AIM OF THE TASK ▸ Check each line of the material below for "seaborn", then copy the ones that contain it.
┌──
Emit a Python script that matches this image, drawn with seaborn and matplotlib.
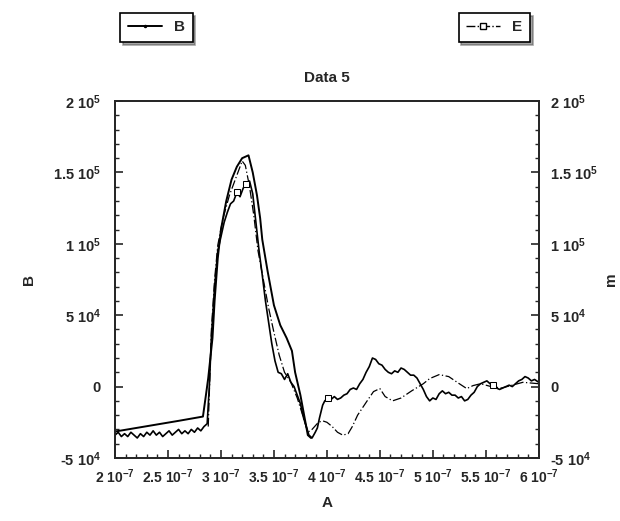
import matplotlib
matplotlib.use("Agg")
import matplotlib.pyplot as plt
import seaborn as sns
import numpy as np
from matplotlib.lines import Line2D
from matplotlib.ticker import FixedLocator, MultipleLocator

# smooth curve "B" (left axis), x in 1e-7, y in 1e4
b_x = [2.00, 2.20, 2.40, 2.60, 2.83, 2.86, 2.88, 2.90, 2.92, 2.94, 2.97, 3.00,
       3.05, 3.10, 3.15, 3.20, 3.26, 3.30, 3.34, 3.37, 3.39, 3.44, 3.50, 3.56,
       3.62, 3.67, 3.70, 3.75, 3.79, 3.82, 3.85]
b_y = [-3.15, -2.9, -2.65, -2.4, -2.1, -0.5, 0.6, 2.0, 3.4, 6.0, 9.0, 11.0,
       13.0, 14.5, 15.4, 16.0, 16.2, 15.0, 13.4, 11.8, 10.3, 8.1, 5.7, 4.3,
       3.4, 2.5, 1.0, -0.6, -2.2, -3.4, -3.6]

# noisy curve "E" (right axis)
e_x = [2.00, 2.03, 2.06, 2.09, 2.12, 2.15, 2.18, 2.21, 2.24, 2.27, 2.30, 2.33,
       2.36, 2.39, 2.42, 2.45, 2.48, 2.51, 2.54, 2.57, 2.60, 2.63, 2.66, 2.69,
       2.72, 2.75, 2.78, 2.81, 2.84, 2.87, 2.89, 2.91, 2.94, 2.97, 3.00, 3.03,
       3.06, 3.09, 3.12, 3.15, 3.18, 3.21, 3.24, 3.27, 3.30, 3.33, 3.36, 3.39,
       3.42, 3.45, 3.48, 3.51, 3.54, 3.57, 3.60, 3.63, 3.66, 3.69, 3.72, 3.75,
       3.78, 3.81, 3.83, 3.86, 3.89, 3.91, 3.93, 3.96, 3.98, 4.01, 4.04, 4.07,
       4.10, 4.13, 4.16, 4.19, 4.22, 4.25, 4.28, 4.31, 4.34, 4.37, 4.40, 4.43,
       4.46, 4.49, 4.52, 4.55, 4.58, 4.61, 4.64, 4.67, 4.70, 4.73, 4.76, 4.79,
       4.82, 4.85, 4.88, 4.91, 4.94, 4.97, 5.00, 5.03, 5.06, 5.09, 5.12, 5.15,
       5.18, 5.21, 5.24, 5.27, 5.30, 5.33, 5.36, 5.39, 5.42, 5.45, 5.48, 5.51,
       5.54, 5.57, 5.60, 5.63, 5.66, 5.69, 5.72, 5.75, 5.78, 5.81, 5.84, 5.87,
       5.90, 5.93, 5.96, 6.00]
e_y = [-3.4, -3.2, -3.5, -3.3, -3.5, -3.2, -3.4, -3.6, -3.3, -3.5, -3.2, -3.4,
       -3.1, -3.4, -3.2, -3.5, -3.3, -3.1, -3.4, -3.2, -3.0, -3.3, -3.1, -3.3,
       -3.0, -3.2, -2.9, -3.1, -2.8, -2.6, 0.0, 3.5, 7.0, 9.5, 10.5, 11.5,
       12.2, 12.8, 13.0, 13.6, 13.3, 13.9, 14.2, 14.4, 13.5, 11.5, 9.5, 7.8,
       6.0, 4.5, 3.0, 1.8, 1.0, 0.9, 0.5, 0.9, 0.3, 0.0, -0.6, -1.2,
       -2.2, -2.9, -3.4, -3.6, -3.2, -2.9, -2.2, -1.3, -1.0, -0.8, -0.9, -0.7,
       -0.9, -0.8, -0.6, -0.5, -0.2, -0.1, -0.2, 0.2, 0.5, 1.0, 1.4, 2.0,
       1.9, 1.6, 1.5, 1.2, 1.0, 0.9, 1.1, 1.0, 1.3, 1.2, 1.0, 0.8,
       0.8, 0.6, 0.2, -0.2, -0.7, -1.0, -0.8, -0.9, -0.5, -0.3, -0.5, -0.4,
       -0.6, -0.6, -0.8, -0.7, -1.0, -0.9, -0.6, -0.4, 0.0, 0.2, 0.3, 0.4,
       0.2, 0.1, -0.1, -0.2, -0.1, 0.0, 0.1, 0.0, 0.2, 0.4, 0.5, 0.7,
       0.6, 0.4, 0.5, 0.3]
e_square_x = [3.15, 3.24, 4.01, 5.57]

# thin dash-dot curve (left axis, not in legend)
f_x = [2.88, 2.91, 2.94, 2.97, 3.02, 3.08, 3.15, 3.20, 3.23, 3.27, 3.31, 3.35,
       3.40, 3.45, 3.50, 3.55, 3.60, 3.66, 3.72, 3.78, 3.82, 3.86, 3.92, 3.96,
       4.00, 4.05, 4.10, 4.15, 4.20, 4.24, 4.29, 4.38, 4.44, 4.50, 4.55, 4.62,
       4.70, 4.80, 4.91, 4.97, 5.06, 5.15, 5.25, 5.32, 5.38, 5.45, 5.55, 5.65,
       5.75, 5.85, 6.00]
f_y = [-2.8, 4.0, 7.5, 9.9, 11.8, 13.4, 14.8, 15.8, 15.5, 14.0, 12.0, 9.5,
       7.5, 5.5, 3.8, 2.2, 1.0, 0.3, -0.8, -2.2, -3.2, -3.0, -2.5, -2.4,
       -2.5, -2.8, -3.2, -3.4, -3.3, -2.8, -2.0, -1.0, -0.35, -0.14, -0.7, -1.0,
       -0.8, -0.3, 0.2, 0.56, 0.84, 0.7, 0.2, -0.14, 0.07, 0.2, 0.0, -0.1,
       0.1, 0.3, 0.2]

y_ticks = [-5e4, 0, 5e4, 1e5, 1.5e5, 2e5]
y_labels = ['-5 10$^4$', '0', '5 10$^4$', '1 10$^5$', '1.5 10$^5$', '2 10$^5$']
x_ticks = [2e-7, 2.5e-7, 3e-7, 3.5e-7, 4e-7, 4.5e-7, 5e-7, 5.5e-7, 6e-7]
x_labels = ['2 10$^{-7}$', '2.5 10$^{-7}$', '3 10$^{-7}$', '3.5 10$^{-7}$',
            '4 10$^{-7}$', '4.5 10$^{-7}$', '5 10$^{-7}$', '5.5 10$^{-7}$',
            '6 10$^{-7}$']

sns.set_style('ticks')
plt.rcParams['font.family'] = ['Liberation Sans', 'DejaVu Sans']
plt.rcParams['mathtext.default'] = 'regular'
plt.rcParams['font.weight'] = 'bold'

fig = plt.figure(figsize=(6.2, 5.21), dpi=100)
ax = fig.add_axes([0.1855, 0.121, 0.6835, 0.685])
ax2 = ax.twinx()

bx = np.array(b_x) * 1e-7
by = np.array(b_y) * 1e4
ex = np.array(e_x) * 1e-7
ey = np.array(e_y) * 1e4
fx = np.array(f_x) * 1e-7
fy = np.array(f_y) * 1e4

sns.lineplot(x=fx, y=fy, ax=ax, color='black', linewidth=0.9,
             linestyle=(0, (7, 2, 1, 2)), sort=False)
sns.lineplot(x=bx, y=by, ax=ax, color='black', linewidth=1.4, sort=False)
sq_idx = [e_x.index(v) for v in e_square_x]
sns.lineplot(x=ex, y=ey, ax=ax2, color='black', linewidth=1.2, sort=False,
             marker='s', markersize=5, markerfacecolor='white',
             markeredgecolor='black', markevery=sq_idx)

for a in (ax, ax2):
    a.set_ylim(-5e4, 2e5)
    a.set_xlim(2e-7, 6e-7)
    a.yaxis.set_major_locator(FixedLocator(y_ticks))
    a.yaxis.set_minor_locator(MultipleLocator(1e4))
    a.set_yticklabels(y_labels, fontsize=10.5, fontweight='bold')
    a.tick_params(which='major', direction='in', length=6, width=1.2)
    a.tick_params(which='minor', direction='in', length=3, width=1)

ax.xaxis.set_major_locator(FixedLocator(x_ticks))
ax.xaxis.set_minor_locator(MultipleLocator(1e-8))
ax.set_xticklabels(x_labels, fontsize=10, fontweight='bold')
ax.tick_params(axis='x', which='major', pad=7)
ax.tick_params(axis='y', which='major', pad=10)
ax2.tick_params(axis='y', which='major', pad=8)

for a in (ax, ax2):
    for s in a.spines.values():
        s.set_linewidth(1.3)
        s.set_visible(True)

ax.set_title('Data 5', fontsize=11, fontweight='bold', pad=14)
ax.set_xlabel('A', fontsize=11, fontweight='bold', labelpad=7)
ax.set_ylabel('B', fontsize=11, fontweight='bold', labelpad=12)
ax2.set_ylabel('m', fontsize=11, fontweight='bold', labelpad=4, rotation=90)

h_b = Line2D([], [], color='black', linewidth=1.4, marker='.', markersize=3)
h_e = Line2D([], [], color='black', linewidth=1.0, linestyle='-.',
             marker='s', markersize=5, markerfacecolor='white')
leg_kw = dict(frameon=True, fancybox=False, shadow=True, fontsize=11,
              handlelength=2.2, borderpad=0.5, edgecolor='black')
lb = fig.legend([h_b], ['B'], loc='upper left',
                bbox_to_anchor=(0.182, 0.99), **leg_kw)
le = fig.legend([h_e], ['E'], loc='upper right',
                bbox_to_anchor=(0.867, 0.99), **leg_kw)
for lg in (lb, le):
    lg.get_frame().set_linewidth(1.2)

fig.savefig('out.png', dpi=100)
└──
WRITTEN SOLUTION ▸
Emit a Python script that matches this image, drawn with seaborn and matplotlib.
import seaborn as sns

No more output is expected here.